When the employer does provide continuous employment to its injured worker, the employer receives a bonus. The bonus is a refund from the *986insurer if the employer returns the injured worker to alternative work for 12 consecutive months. (§ 4638, subd. (a).) But employers are not required to offer better, or more extensive, year-round positions to injured workers; they are only required to restore workers to suitable alternative employment of reasonably similar wages, hours and working conditions for 12 months. (§§ 4635, subd. (f), 4644.) Mammoth Mountain offered such employment to Henry.

The petition is denied. The parties are to bear their own costs.

Stone (S. J.), P. J., and Yegan, J., concurred.

A petition for a rehearing was denied January 5, 1999, and petitioner’s application for review by the Supreme Court was denied March 9, 1999.

All statutory references are to the Labor Code unless otherwise stated.

Section 4644, subdivision (a)(6)(B) reads: “(a) The liability of the employer for vocational rehabilitation services shall terminate when any of the following events occur: [ID ... [ID ... (6) The employer offers and the employee accepts or rejects, in the form and manner prescribed by the administrative director, alternative work meeting all of the following conditions: • • • [ID (B) The job provided is in a regular position lasting at least 12 months.
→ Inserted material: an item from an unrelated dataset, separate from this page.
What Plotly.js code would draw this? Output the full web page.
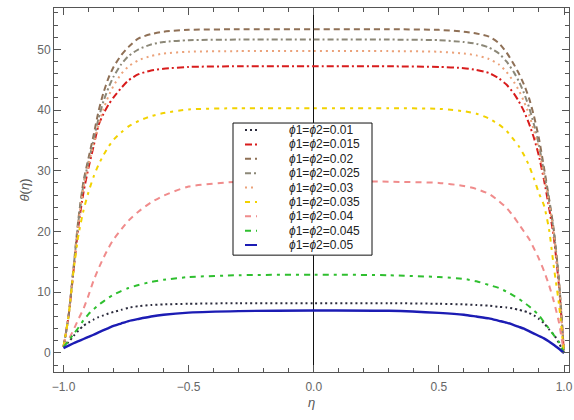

An employer who offers alternative work that is available for the 12-month period required by this paragraph meets the requirements of this paragraph even if the employee voluntarily quits prior to the end of the 12-month period.”

We denied Henry’s petition for writ of review and she petitioned for a writ of review from the California Supreme Court. Our Supreme Court granted her petition and transferred the matter back to this court with directions to vacate our order denying the writ petition and to issue a writ of review to be heard before this court.